I had a responsibility to harness my experiences over fifty years, and to pay back part of my debt to the individuals and public policies that made me who I am today. The origins of this book are deeply personal and based on values of sacrificing for future generations and the power of social networks.
It’s February 2017, and a new administration is settling into the White House. How should they approach early education in the United States? What should their first few steps be?
A national administration and the new president have the bully pulpit. S/he can change mindsets, how we think about policies and programs in education. A new narrative is desperately needed in early learning. I’m trying to start that in First Things First!
Education is primarily a state responsibility. ESSA cements this for the future. However, one opportunity for a new presidential administration is to clean up Head Start. We do not need all of its thousands of regulations. Another is to select political appointees for the Departments of Education and Health and Human Services who understand the importance of the PreK–3rd grade connections, and do not partake in the warfare between the two galaxies of early learning and K–12. We need bridgebuilders, dot connectors, intersectoral mavens, etc., between early ed and K-12 education.
Small amounts of discretionary funding, both existing funds and those yet to be authorized, could be used as levers to build toward a new system, rather than supporting the current ones. This strategy comes from my work as a private grantmaker. With the right people in place, the federal agencies can play this role. There is readiness for change at the local level, but innovators need support.

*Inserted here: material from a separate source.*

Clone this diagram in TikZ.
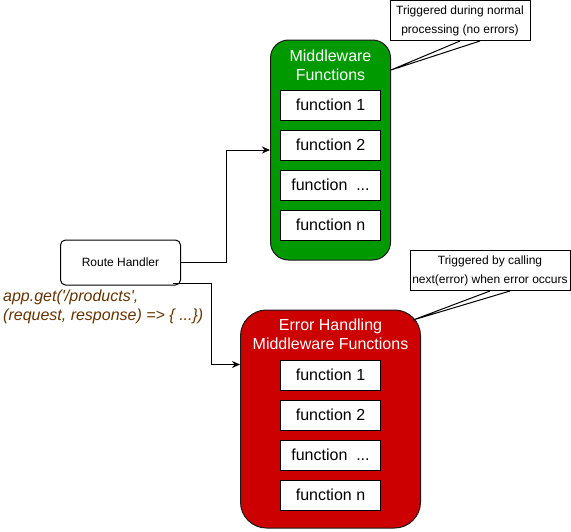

None of these things requires much money, but, together, could set the table for a time when funds might be available, and can create conditions for increased funding in the future.
There’s some public appetite for rethinking how we develop skills and knowledge through our education system. For instance, we’ve spent years trying to connect the end of K–12 education (high school graduation) with college and careers. Now, lo and behold, free higher education has taken off in public discourse. That is, we’re learning to think of higher education as a part of a linked, unified system of public education — not as something we tack onto the end as a supplement for some.
Free universal pre-K should be at that same level. I do not think it is there yet. Right now, it’s still something we think of as a separate prologue to the K–12 grades, rather than as an essential part of our education system. Obviously, we have work to do to create a PreK–college education system to prepare all for lifelong learning.